* [Provided data]
= = = =

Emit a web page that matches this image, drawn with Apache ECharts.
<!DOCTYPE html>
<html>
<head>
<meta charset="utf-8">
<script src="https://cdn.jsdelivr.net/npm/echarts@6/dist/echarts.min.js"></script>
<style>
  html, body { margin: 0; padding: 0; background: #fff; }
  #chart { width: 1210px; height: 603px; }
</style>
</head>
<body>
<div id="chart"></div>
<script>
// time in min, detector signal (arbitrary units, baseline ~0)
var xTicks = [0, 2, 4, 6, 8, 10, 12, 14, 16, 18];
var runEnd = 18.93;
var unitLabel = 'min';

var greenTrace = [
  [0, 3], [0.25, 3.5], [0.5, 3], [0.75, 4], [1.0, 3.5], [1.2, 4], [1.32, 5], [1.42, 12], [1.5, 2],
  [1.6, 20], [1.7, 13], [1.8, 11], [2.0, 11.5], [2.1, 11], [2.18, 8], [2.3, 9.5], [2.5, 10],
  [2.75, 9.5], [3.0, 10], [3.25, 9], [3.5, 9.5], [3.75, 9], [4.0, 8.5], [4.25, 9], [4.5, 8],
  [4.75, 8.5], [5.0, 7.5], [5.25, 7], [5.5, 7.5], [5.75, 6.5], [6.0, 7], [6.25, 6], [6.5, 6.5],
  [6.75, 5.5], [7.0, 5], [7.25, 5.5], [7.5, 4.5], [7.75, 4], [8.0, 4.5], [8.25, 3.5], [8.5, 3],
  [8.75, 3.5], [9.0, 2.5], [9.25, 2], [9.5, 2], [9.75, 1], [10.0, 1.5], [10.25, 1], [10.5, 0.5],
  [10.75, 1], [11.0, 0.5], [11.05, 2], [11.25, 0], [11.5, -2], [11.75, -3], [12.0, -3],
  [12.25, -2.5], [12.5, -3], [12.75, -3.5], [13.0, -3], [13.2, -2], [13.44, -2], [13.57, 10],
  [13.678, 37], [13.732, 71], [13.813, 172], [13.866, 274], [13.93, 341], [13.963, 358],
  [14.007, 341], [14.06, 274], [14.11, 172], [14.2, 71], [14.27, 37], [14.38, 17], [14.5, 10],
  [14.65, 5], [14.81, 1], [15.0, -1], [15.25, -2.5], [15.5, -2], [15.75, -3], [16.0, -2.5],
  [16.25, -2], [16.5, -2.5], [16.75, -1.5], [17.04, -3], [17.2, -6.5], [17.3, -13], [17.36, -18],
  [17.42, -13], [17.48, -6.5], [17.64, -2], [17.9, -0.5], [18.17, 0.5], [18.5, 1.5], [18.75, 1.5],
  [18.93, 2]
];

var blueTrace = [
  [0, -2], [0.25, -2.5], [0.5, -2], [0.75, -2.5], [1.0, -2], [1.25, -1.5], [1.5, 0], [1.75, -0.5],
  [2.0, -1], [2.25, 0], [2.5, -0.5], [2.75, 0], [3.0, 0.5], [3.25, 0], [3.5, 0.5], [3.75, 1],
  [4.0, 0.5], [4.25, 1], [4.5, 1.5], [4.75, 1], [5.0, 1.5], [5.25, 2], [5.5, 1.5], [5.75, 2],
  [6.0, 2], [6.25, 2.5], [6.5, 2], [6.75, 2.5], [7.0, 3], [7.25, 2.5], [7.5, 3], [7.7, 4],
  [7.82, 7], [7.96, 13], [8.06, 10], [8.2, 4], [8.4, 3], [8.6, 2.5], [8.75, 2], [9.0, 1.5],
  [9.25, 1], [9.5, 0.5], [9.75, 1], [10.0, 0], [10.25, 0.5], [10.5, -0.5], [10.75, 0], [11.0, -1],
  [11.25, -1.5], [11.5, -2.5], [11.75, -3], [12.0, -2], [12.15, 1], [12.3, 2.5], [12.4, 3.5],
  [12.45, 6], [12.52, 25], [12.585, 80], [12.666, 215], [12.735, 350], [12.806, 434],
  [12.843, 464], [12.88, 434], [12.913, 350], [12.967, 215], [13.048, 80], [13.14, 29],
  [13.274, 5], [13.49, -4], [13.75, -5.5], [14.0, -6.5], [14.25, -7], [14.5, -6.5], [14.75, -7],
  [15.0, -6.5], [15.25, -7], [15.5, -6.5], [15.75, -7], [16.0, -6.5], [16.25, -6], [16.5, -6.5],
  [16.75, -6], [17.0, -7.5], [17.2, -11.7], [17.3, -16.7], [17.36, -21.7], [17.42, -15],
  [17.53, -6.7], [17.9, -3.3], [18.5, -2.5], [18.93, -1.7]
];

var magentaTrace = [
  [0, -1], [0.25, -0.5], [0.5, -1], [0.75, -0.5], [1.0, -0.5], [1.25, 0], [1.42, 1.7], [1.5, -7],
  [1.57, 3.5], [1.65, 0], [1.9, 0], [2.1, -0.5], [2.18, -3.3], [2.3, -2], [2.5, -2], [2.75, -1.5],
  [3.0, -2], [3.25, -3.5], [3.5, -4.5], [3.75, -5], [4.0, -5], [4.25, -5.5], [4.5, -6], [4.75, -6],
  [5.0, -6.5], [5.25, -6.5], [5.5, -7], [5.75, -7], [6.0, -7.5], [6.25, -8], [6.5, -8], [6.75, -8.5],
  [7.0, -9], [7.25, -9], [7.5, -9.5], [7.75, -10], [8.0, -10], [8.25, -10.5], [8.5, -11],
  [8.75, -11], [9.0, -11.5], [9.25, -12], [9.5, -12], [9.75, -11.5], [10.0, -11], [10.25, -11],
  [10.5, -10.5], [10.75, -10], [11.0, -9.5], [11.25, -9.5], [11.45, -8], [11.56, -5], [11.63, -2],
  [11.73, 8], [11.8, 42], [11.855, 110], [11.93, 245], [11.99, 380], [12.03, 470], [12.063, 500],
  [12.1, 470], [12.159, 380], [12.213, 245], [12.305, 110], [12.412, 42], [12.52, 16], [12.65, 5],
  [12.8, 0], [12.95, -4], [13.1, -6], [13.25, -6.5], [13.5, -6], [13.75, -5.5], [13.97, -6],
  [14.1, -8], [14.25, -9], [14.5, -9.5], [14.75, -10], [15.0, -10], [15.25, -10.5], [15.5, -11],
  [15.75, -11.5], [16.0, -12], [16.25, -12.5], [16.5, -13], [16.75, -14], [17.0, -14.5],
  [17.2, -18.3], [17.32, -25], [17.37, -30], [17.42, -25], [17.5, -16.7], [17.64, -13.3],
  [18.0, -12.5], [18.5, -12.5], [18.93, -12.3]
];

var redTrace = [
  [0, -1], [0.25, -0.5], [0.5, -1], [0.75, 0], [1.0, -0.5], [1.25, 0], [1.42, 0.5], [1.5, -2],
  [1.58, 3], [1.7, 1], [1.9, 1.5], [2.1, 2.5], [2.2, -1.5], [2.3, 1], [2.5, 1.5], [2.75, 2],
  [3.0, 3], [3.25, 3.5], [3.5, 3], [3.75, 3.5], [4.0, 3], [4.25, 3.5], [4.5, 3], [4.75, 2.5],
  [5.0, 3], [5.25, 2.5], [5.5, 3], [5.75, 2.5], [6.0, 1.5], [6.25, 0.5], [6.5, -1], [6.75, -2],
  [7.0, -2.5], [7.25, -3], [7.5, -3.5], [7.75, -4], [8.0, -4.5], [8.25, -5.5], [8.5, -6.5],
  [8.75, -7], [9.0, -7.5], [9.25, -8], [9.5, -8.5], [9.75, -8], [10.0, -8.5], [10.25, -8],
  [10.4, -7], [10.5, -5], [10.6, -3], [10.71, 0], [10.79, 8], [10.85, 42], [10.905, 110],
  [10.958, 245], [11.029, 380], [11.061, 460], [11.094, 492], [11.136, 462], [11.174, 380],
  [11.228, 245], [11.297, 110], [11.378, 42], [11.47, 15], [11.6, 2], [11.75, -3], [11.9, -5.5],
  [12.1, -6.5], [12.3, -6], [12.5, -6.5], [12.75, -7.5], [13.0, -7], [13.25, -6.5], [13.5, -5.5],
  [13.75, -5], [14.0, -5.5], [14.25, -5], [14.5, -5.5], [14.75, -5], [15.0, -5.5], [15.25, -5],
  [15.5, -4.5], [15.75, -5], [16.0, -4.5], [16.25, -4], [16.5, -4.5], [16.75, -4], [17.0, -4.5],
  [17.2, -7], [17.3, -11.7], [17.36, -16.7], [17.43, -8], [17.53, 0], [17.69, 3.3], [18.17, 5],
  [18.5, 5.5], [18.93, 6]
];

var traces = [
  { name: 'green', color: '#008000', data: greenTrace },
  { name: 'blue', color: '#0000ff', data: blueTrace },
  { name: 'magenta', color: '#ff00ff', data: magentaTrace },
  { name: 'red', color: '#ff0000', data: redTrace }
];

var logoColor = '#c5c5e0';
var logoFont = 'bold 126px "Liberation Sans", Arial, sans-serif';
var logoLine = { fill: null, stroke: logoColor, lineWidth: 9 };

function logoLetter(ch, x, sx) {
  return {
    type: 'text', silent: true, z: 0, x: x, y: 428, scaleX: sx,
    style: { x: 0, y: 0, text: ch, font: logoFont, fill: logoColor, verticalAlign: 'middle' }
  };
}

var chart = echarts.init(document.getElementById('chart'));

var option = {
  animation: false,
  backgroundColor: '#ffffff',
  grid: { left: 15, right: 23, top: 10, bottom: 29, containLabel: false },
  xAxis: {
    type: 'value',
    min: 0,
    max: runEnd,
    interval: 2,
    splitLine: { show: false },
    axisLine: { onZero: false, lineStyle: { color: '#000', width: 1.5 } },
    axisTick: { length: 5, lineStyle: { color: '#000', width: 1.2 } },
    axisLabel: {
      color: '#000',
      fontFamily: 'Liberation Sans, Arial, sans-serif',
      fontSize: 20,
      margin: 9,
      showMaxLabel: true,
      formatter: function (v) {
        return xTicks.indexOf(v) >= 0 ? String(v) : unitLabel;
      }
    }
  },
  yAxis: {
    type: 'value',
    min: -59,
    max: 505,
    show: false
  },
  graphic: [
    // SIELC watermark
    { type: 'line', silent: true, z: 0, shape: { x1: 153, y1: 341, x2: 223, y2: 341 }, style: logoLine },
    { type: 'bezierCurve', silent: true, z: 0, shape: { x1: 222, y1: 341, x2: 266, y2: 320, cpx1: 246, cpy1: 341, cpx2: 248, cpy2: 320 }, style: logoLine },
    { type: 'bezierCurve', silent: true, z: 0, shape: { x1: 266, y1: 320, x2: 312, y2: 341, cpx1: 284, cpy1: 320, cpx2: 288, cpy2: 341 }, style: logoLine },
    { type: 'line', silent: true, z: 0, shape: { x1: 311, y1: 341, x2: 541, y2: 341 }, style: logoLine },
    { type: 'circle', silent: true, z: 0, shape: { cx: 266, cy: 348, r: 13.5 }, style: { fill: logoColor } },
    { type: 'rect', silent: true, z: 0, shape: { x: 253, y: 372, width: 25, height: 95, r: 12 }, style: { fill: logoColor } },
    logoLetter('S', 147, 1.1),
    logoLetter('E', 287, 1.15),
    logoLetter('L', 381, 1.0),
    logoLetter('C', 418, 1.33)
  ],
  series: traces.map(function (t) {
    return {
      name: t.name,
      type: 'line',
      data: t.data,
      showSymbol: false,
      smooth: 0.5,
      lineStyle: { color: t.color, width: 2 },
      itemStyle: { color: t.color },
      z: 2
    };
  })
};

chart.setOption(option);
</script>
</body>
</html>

= = = =

* [Given request] Your output must be the lines of the material above, from the first through the line that contains "var unitLabel = 'min';", copied exactly. Include both endpoints and nothing else.

* [Response]
Emit a web page that matches this image, drawn with Apache ECharts.
<!DOCTYPE html>
<html>
<head>
<meta charset="utf-8">
<script src="https://cdn.jsdelivr.net/npm/echarts@6/dist/echarts.min.js"></script>
<style>
  html, body { margin: 0; padding: 0; background: #fff; }
  #chart { width: 1210px; height: 603px; }
</style>
</head>
<body>
<div id="chart"></div>
<script>
// time in min, detector signal (arbitrary units, baseline ~0)
var xTicks = [0, 2, 4, 6, 8, 10, 12, 14, 16, 18];
var runEnd = 18.93;
var unitLabel = 'min';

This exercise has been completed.